[BEGIN Data lines]

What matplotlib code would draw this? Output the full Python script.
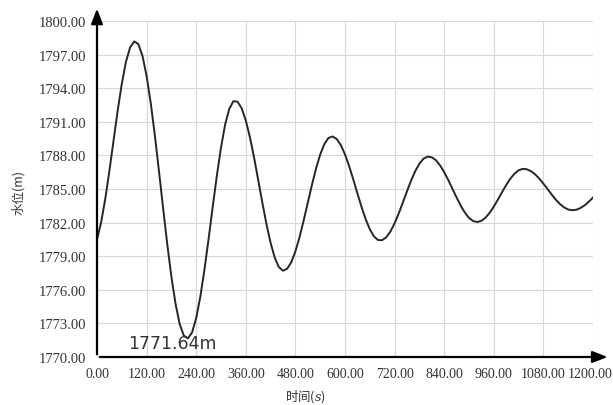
import matplotlib
matplotlib.use("Agg")
import matplotlib.pyplot as plt
import matplotlib.transforms as mtransforms

plt.rcParams['font.family'] = ['Noto Sans CJK SC', 'DejaVu Sans']
plt.rcParams['mathtext.fontset'] = 'dejavuserif'

# time (s), read every 10 s off the reference curve
time_s = list(range(0, 1201, 10))
level_m = [
    1780.50, 1782.02, 1784.12, 1786.62, 1789.32, 1791.99, 1794.39, 1796.35, 1797.63, 1798.18,
    1797.94, 1796.89, 1795.09, 1792.68, 1789.77, 1786.57, 1783.27, 1780.07, 1777.16, 1774.75,
    1772.95, 1771.91, 1771.66, 1772.19, 1773.47, 1775.39, 1777.81, 1780.55, 1783.42, 1786.20,
    1788.70, 1790.76, 1792.15, 1792.84, 1792.80, 1792.21, 1791.12, 1789.62, 1787.81, 1785.81,
    1783.78, 1781.86, 1780.19, 1778.87, 1778.03, 1777.70, 1777.88, 1778.46, 1779.43, 1780.70,
    1782.19, 1783.78, 1785.37, 1786.84, 1788.08, 1789.01, 1789.56, 1789.69, 1789.46, 1788.91,
    1788.09, 1787.04, 1785.86, 1784.61, 1783.40, 1782.31, 1781.41, 1780.77, 1780.44, 1780.43,
    1780.70, 1781.21, 1781.94, 1782.82, 1783.80, 1784.80, 1785.76, 1786.60, 1787.26, 1787.71,
    1787.89, 1787.83, 1787.57, 1787.11, 1786.50, 1785.79, 1785.01, 1784.24, 1783.51, 1782.89,
    1782.42, 1782.14, 1782.05, 1782.16, 1782.44, 1782.88, 1783.43, 1784.06, 1784.72, 1785.36,
    1785.92, 1786.37, 1786.67, 1786.80, 1786.76, 1786.59, 1786.31, 1785.93, 1785.48, 1785.00,
    1784.51, 1784.05, 1783.66, 1783.36, 1783.17, 1783.10, 1783.15, 1783.31, 1783.55, 1783.87,
    1784.24,
]

x_ticks = [0, 120, 240, 360, 480, 600, 720, 840, 960, 1080, 1200]
y_ticks = [1770, 1773, 1776, 1779, 1782, 1785, 1788, 1791, 1794, 1797, 1800]
min_label = "1771.64m"

fig = plt.figure(figsize=(6.13, 4.06), dpi=100)
ax = fig.add_axes([97 / 613, 1 - 358 / 406, 496 / 613, 336 / 406])

ax.plot(time_s, level_m, color='#262626', linewidth=1.4, solid_joinstyle='round')

ax.set_xlim(0, 1200)
ax.set_ylim(1770, 1800)
ax.set_xticks(x_ticks)
ax.set_yticks(y_ticks)
ax.set_xticklabels([f"{v:.2f}" for v in x_ticks], family='Liberation Serif', fontsize=10, color='#333333')
ax.set_yticklabels([f"{v:.2f}" for v in y_ticks], family='Liberation Serif', fontsize=10.5, color='#333333')
ax.tick_params(axis='both', length=0)
ax.tick_params(axis='y', pad=8)
ax.tick_params(axis='x', pad=7)
ax.grid(True, color='#d8d8d8', linewidth=0.8)

# nudge the last x label so it stays inside the figure
last = ax.get_xticklabels()[-1]
last.set_transform(last.get_transform() + mtransforms.ScaledTranslation(-3 / 100, 0, fig.dpi_scale_trans))

for s in ax.spines.values():
    s.set_visible(False)

# axis lines with arrow heads
ax.annotate('', xy=(1.035, 0), xytext=(0, 0), xycoords='axes fraction',
            arrowprops=dict(arrowstyle='-|>,head_length=0.9,head_width=0.35', color='black', lw=1.6),
            annotation_clip=False)
ax.annotate('', xy=(0, 1.045), xytext=(0, 0), xycoords='axes fraction',
            arrowprops=dict(arrowstyle='-|>,head_length=0.9,head_width=0.35', color='black', lw=1.6),
            annotation_clip=False)

ax.text(75, 1770.45, min_label, fontsize=12.5, color='#333333', family='DejaVu Sans',
        ha='left', va='bottom')

fig.text(18 / 613, 1 - 193 / 406, "水位(m)", rotation=90, ha='center', va='center',
         fontsize=9, color='#333333')
fig.text(305 / 613, 1 - 397 / 406, "时间($s$)", ha='center', va='center',
         fontsize=9, color='#333333')

fig.savefig("out.png", dpi=100)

[END Data lines]

_What is being asked_. Quote all the lines above exactly as given. Do not include the pictures.

_Task result_.
What matplotlib code would draw this? Output the full Python script.
import matplotlib
matplotlib.use("Agg")
import matplotlib.pyplot as plt
import matplotlib.transforms as mtransforms

plt.rcParams['font.family'] = ['Noto Sans CJK SC', 'DejaVu Sans']
plt.rcParams['mathtext.fontset'] = 'dejavuserif'

# time (s), read every 10 s off the reference curve
time_s = list(range(0, 1201, 10))
level_m = [
    1780.50, 1782.02, 1784.12, 1786.62, 1789.32, 1791.99, 1794.39, 1796.35, 1797.63, 1798.18,
    1797.94, 1796.89, 1795.09, 1792.68, 1789.77, 1786.57, 1783.27, 1780.07, 1777.16, 1774.75,
    1772.95, 1771.91, 1771.66, 1772.19, 1773.47, 1775.39, 1777.81, 1780.55, 1783.42, 1786.20,
    1788.70, 1790.76, 1792.15, 1792.84, 1792.80, 1792.21, 1791.12, 1789.62, 1787.81, 1785.81,
    1783.78, 1781.86, 1780.19, 1778.87, 1778.03, 1777.70, 1777.88, 1778.46, 1779.43, 1780.70,
    1782.19, 1783.78, 1785.37, 1786.84, 1788.08, 1789.01, 1789.56, 1789.69, 1789.46, 1788.91,
    1788.09, 1787.04, 1785.86, 1784.61, 1783.40, 1782.31, 1781.41, 1780.77, 1780.44, 1780.43,
    1780.70, 1781.21, 1781.94, 1782.82, 1783.80, 1784.80, 1785.76, 1786.60, 1787.26, 1787.71,
    1787.89, 1787.83, 1787.57, 1787.11, 1786.50, 1785.79, 1785.01, 1784.24, 1783.51, 1782.89,
    1782.42, 1782.14, 1782.05, 1782.16, 1782.44, 1782.88, 1783.43, 1784.06, 1784.72, 1785.36,
    1785.92, 1786.37, 1786.67, 1786.80, 1786.76, 1786.59, 1786.31, 1785.93, 1785.48, 1785.00,
    1784.51, 1784.05, 1783.66, 1783.36, 1783.17, 1783.10, 1783.15, 1783.31, 1783.55, 1783.87,
    1784.24,
]

x_ticks = [0, 120, 240, 360, 480, 600, 720, 840, 960, 1080, 1200]
y_ticks = [1770, 1773, 1776, 1779, 1782, 1785, 1788, 1791, 1794, 1797, 1800]
min_label = "1771.64m"

fig = plt.figure(figsize=(6.13, 4.06), dpi=100)
ax = fig.add_axes([97 / 613, 1 - 358 / 406, 496 / 613, 336 / 406])

ax.plot(time_s, level_m, color='#262626', linewidth=1.4, solid_joinstyle='round')

ax.set_xlim(0, 1200)
ax.set_ylim(1770, 1800)
ax.set_xticks(x_ticks)
ax.set_yticks(y_ticks)
ax.set_xticklabels([f"{v:.2f}" for v in x_ticks], family='Liberation Serif', fontsize=10, color='#333333')
ax.set_yticklabels([f"{v:.2f}" for v in y_ticks], family='Liberation Serif', fontsize=10.5, color='#333333')
ax.tick_params(axis='both', length=0)
ax.tick_params(axis='y', pad=8)
ax.tick_params(axis='x', pad=7)
ax.grid(True, color='#d8d8d8', linewidth=0.8)

# nudge the last x label so it stays inside the figure
last = ax.get_xticklabels()[-1]
last.set_transform(last.get_transform() + mtransforms.ScaledTranslation(-3 / 100, 0, fig.dpi_scale_trans))

for s in ax.spines.values():
    s.set_visible(False)

# axis lines with arrow heads
ax.annotate('', xy=(1.035, 0), xytext=(0, 0), xycoords='axes fraction',
            arrowprops=dict(arrowstyle='-|>,head_length=0.9,head_width=0.35', color='black', lw=1.6),
            annotation_clip=False)
ax.annotate('', xy=(0, 1.045), xytext=(0, 0), xycoords='axes fraction',
            arrowprops=dict(arrowstyle='-|>,head_length=0.9,head_width=0.35', color='black', lw=1.6),
            annotation_clip=False)

ax.text(75, 1770.45, min_label, fontsize=12.5, color='#333333', family='DejaVu Sans',
        ha='left', va='bottom')

fig.text(18 / 613, 1 - 193 / 406, "水位(m)", rotation=90, ha='center', va='center',
         fontsize=9, color='#333333')
fig.text(305 / 613, 1 - 397 / 406, "时间($s$)", ha='center', va='center',
         fontsize=9, color='#333333')

fig.savefig("out.png", dpi=100)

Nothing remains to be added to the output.